Polyploidy underlies co-option and diversification of biosynthetic triterpene pathways in the apple tribe

背景+问题：Whole-genome duplication (WGD) plays important roles in plant evolution and function, yet little is known about how WGD underlies metabolic diversification of natural products that bear significant medicinal properties, especially in nonmodel trees. 

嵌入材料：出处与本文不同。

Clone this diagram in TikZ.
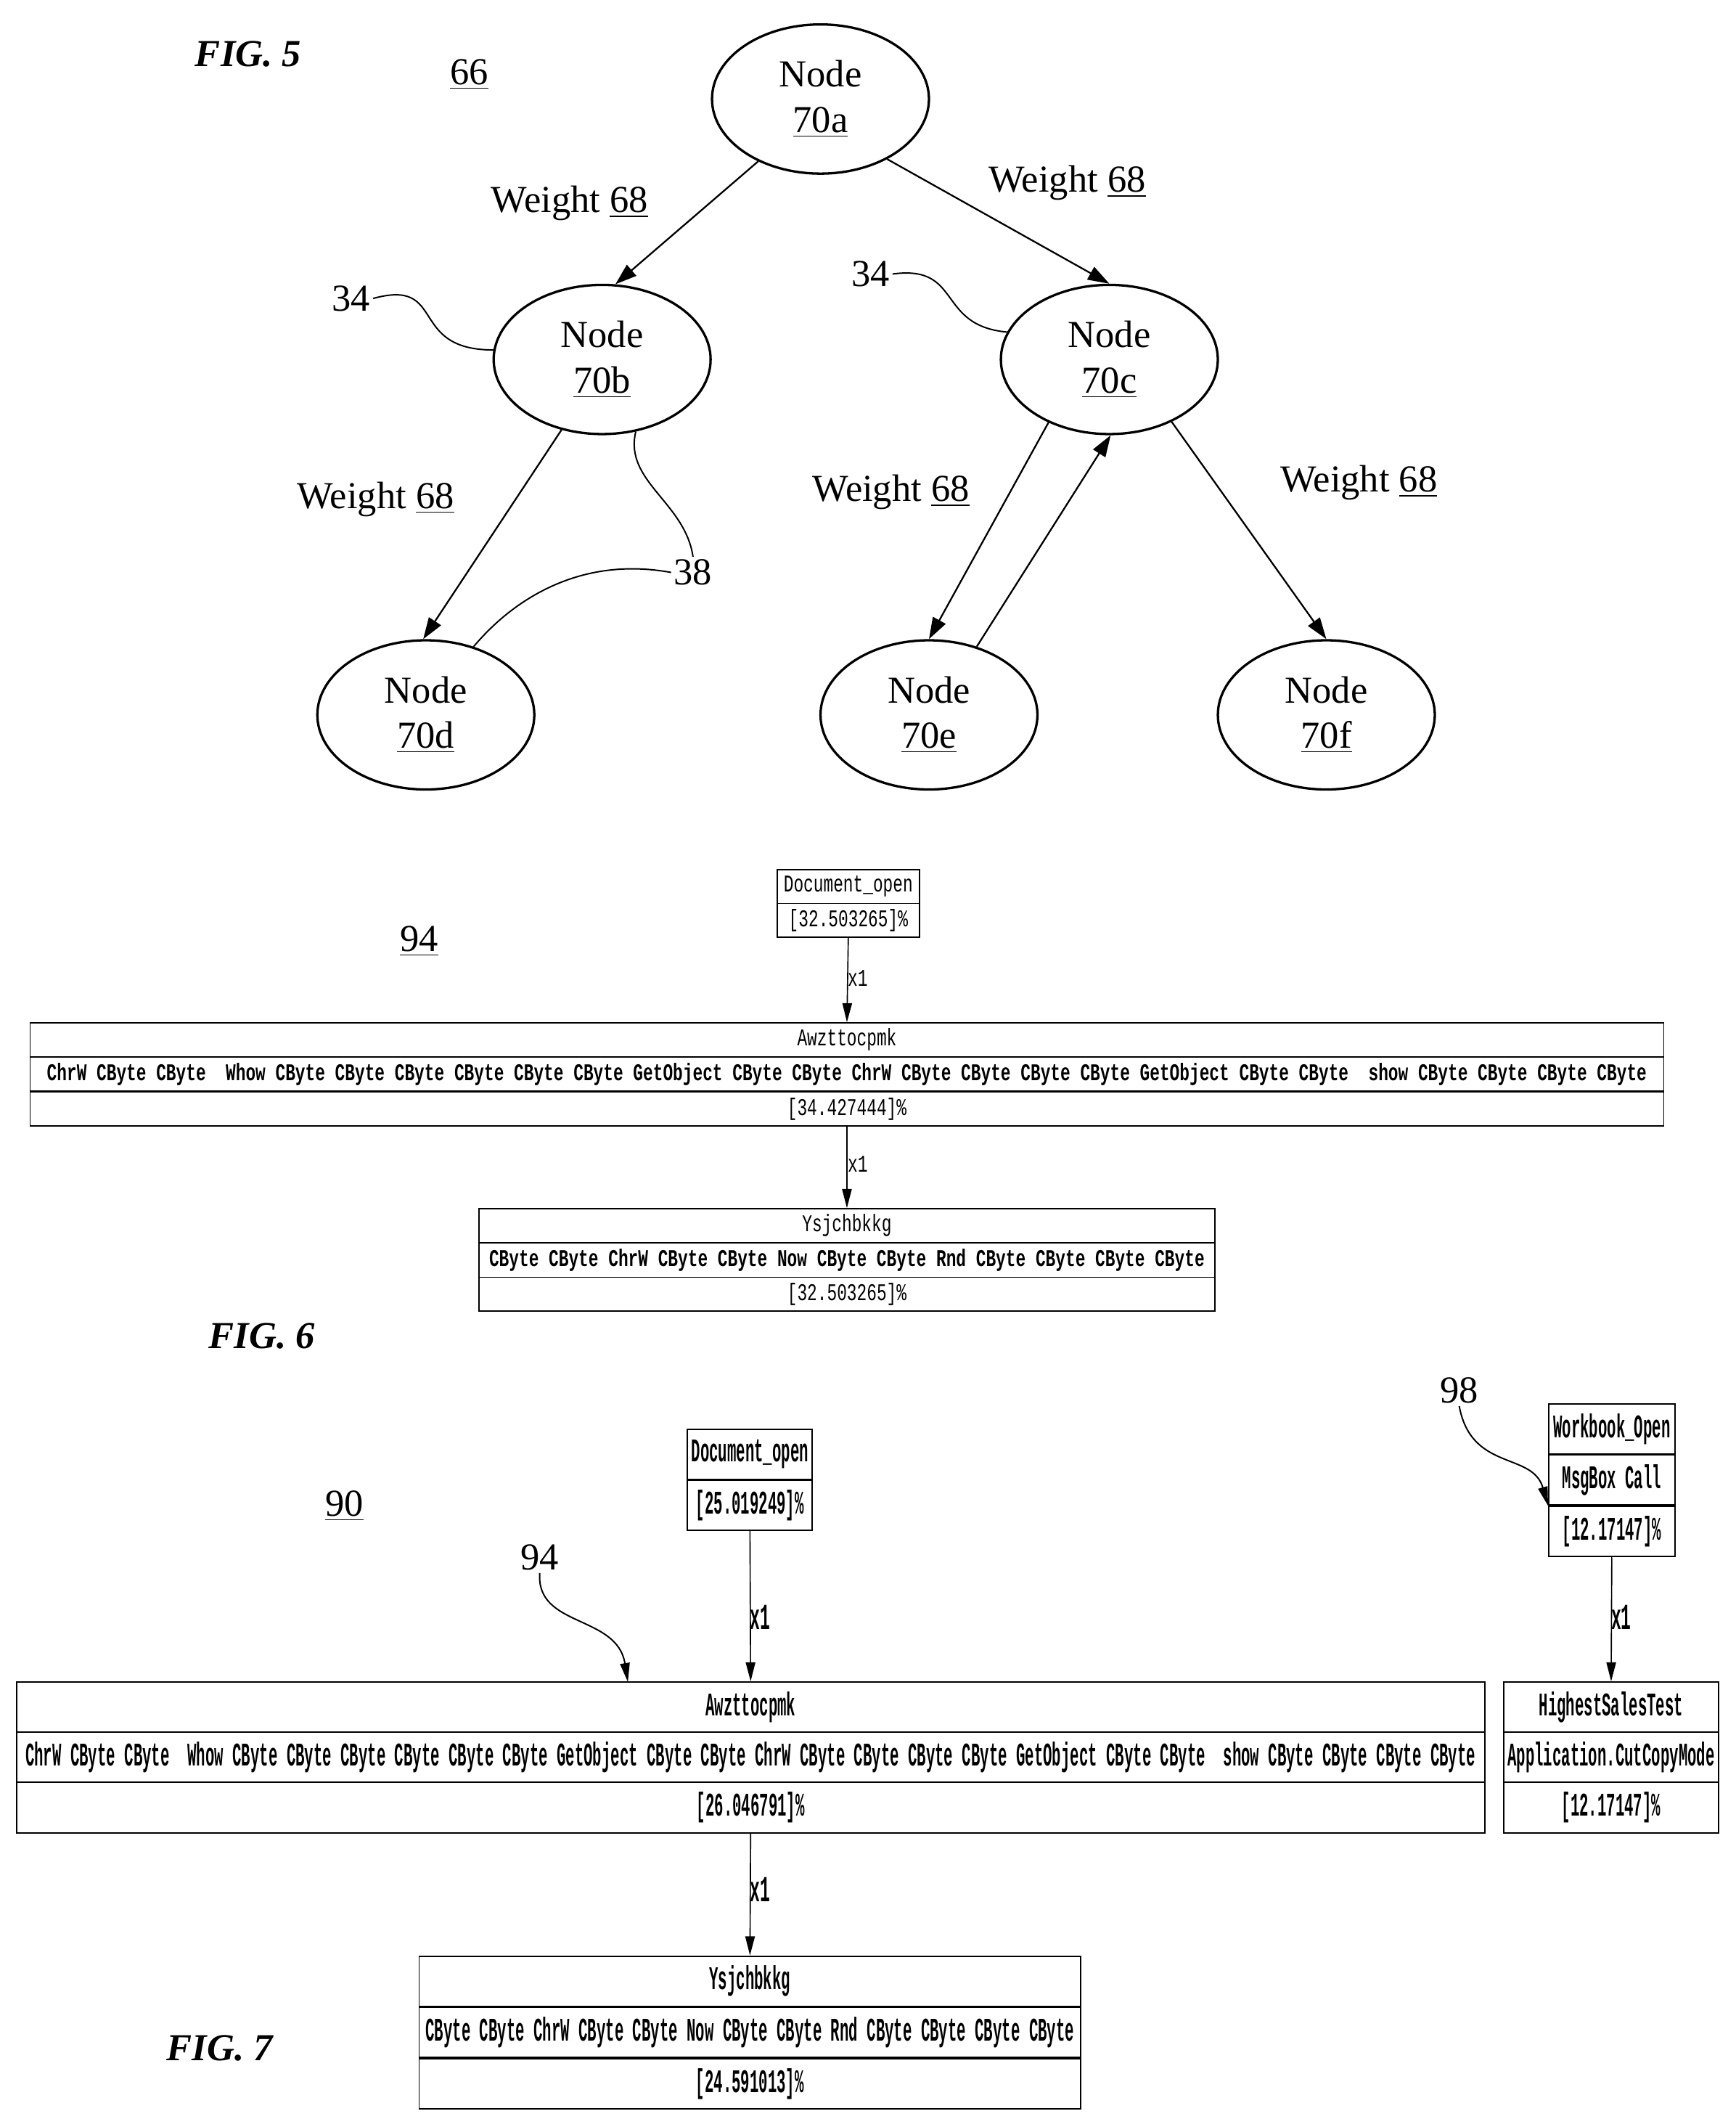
\documentclass[tikz,border=0pt]{standalone}
\usepackage{fontspec}
\setmainfont{Liberation Serif}
\setmonofont{Liberation Mono}
\usetikzlibrary{arrows.meta,shapes.geometric}
\newcommand{\tallsix}[1]{\scalebox{1}[1.45]{#1}}
\newcommand{\tallsev}[1]{\scalebox{1}[2.2]{\textbf{#1}}}
\tikzset{
  tree/.style={draw, line width=1pt, ellipse, minimum width=3.2cm, minimum height=2.2cm, align=center, font=\fontsize{16}{19}\selectfont},
  edge/.style={line width=.7pt, -{Triangle[length=9pt,width=6pt]}},
  lead/.style={line width=.6pt},
  lbl/.style={font=\fontsize{16}{19}\selectfont, inner sep=1pt},
  fig/.style={font=\fontsize{16}{19}\selectfont\bfseries\itshape},
  rowa/.style={draw, line width=.5pt, inner sep=0pt, minimum height=0.5cm, font=\fontsize{6.95}{8}\ttfamily},
  rowb/.style={draw, line width=.6pt, inner sep=0pt, minimum height=0.74cm, font=\fontsize{6.3}{7}\ttfamily},
  flow/.style={line width=.5pt, -{Triangle[length=8pt,width=4pt]}},
  xone/.style={font=\fontsize{7}{8}\ttfamily, anchor=west, inner sep=1pt},
}
\begin{document}
\begin{tikzpicture}[x=0.02cm, y=-0.02cm]
\useasboundingbox (0,0) rectangle (1280,1568);

% FIG. 5
\node[fig] (f5) at (183,40) {FIG. 5};
\node[lbl] (n66) at (346,55) {\underline{66}};
\node[tree] (a) at (605,73) {Node\\\underline{70a}};
\node[tree] (b) at (444,265) {Node\\\underline{70b}};
\node[tree] (c) at (818,265) {Node\\\underline{70c}};
\node[tree] (d) at (314,527) {Node\\\underline{70d}};
\node[tree] (e) at (685,527) {Node\\\underline{70e}};
\node[tree] (f) at (978,527) {Node\\\underline{70f}};
\draw[edge] (a.225) -- (b.80);
\draw[edge] (a.318) -- (c.90);
\draw[edge] (b.240) -- (d.92);
\draw[edge] (c.226) -- (e.90);
\draw[edge] (e.55) -- (c.271);
\draw[edge] (c.315) -- (f.90);
\node[lbl] (w1) at (420,150) {Weight \underline{68}};
\node[lbl] (w2) at (787,135) {Weight \underline{68}};
\node[lbl] (w3) at (277,368) {Weight \underline{68}};
\node[lbl] (w4) at (657,363) {Weight \underline{68}};
\node[lbl] (w5) at (1002,356) {Weight \underline{68}};
\node[lbl] (s1) at (259,220) {34};
\node[lbl] (s2) at (642,202) {34};
\node[lbl] (t1) at (511,422) {38};
\draw[lead] (s1.east) .. controls (330,205) and (300,258) .. (b.175);
\draw[lead] (s2.east) .. controls (710,195) and (690,240) .. (c.165);
\draw[lead] (t1.north) .. controls (505,370) and (460,355) .. (b.295);
\draw[lead] (t1.west) .. controls (430,410) and (380,440) .. (d.55);

% FIG. 6
\node[lbl] (n94) at (309,694) {\underline{94}};
\node[rowa, minimum width=2.1cm] (do1) at (625.5,653.5) {\tallsix{Document\_open}};
\node[rowa, minimum width=2.1cm] (do2) at (625.5,678.5) {\tallsix{[32.503265]\%}};
\node[rowa, minimum width=24.1cm] (aw1) at (624.5,766.5) {\tallsix{Awzttocpmk}};
\node[rowa, minimum width=24.1cm] (aw2) at (624.5,792) {\tallsix{\textbf{ChrW CByte CByte \ Whow CByte CByte CByte CByte CByte CByte GetObject CByte CByte ChrW CByte CByte CByte CByte GetObject CByte CByte \ show CByte CByte CByte CByte}}};
\node[rowa, minimum width=24.1cm] (aw3) at (624.5,817.5) {\tallsix{[34.427444]\%}};
\node[rowa, minimum width=10.86cm] (ys1) at (624.5,903.5) {\tallsix{Ysjchbkkg}};
\node[rowa, minimum width=10.86cm] (ys2) at (624.5,929) {\tallsix{\textbf{CByte CByte ChrW CByte CByte Now CByte CByte Rnd CByte CByte CByte CByte}}};
\node[rowa, minimum width=10.86cm] (ys3) at (624.5,954) {\tallsix{[32.503265]\%}};
\draw[flow] (do2.south) -- (aw1.north);
\draw[flow] (aw3.south) -- (ys1.north);
\node[xone] (x61) at (623,721) {\tallsix{x1}};
\node[xone] (x62) at (623,858) {\tallsix{x1}};
\node[fig] (f6) at (193,985) {FIG. 6};

% FIG. 7
\node[lbl] (n90) at (254,1110) {\underline{90}};
\node[rowb, minimum width=1.84cm] (dp1) at (553,1072) {\tallsev{Document\_open}};
\node[rowb, minimum width=1.84cm] (dp2) at (553,1109.5) {\tallsev{[25.019249]\%}};
\node[rowb, minimum width=21.66cm] (bw1) at (553.5,1258.5) {\tallsev{Awzttocpmk}};
\node[rowb, minimum width=21.66cm] (bw2) at (553.5,1295.5) {\tallsev{ChrW CByte CByte \ Whow CByte CByte CByte CByte CByte CByte GetObject CByte CByte ChrW CByte CByte CByte CByte GetObject CByte CByte \ show CByte CByte CByte CByte}};
\node[rowb, minimum width=21.66cm] (bw3) at (553.5,1332.5) {\tallsev{[26.046791]\%}};
\node[rowb, minimum width=9.76cm] (yb1) at (553,1460.5) {\tallsev{Ysjchbkkg}};
\node[rowb, minimum width=9.76cm] (yb2) at (553,1498) {\tallsev{CByte CByte ChrW CByte CByte Now CByte CByte Rnd CByte CByte CByte CByte}};
\node[rowb, minimum width=9.76cm] (yb3) at (553,1536) {\tallsev{[24.591013]\%}};
\node[rowb, minimum width=1.86cm] (wb1) at (1188.5,1053.5) {\tallsev{Workbook\_Open}};
\node[rowb, minimum width=1.86cm] (wb2) at (1188.5,1091) {\tallsev{MsgBox Call}};
\node[rowb, minimum width=1.86cm] (wb3) at (1188.5,1129) {\tallsev{[12.17147]\%}};
\node[rowb, minimum width=3.16cm] (hs1) at (1188,1258.5) {\tallsev{HighestSalesTest}};
\node[rowb, minimum width=3.16cm] (hs2) at (1188,1295.5) {\tallsev{Application.CutCopyMode}};
\node[rowb, minimum width=3.16cm] (hs3) at (1188,1332.5) {\tallsev{[12.17147]\%}};
\draw[flow] (dp2.south) -- (bw1.north);
\draw[flow] (bw3.south) -- (yb1.north);
\draw[flow] (wb3.south) -- (hs1.north);
\node[xone] (x71) at (551,1192) {\tallsev{x1}};
\node[xone] (x72) at (551,1393) {\tallsev{x1}};
\node[xone] (x73) at (1186,1192) {\tallsev{x1}};
\node[lbl] (m94) at (398,1148) {94};
\node[lbl] (m98) at (1076,1025) {98};
\draw[flow, line width=.6pt] (m94.south) .. controls (395,1200) and (455,1190) .. (463,1240);
\draw[flow, line width=.6pt] (m98.south) .. controls (1085,1085) and (1130,1070) .. (wb2.south west);
\node[fig] (f7) at (162,1510) {FIG. 7};
\end{tikzpicture}
\end{document}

主要研究：Here, we reveal how WGD laid the foundation for co-option and differentiation of medicinally important ursane triterpene pathway duplicates, generating distinct chemotypes between species and between developmental stages in the apple tribe. 

结果1-两个苹果族物种的基因组：After generating chromosome-level assemblies of a widely cultivated loquat variety and Gillenia trifoliata, we define differentially evolved, duplicated gene pathways and date the WGD in the apple tribe at 13.5 to 27.1 Mya, much more recent than previously thought. 

结果2-通路鉴定与功能验证：We then functionally characterize contrasting metabolic pathways responsible for major triterpene biosynthesis in G. trifoliata and loquat, which pre- and postdate the Maleae WGD, respectively. 

结论：Our work mechanistically details the metabolic diversity that arose post-WGD and provides insights into the genomic basis of medicinal properties of loquat, which has been used in both traditional and modern medicines.

 摘 要 

全基因组复制（WGD）在植物的演化和功能方面发挥重要的作用，但是关于WGD是如何影响具有重要药用价值的天然产物，尤其是非模式树木中的代谢物多样化还不清楚。本文中，作者揭示了苹果族植物中，具有重要药用价值的乌苏烷类三萜通路因为WGD发生了复制，从而导致该族不同植物物种之间和不同发育阶段形成了不同的化学型。作者通过组装了一个广泛栽培的枇杷品种和阔叶美吐根（Gillenia trifoliata），鉴定了差异演化的、复制的基因通路，并且将苹果族的WGD发生时间定位在了一千三百五十万年到两千七百一十万年前，这个时间点要比之前所认为的更加靠近现代一些。接着，作者对阔叶美吐根和枇杷中主要负责三萜化合物生物合成的代谢通路进行了功能验证，这两个通路一个形成于苹果族WGD之前，一个形成于苹果族WGD之后。本文的工作从机制上详细说明了WGD后产生的代谢多样性，并为已用于传统和现代制药的枇杷其药用特性潜在的基因组基础提供了见解。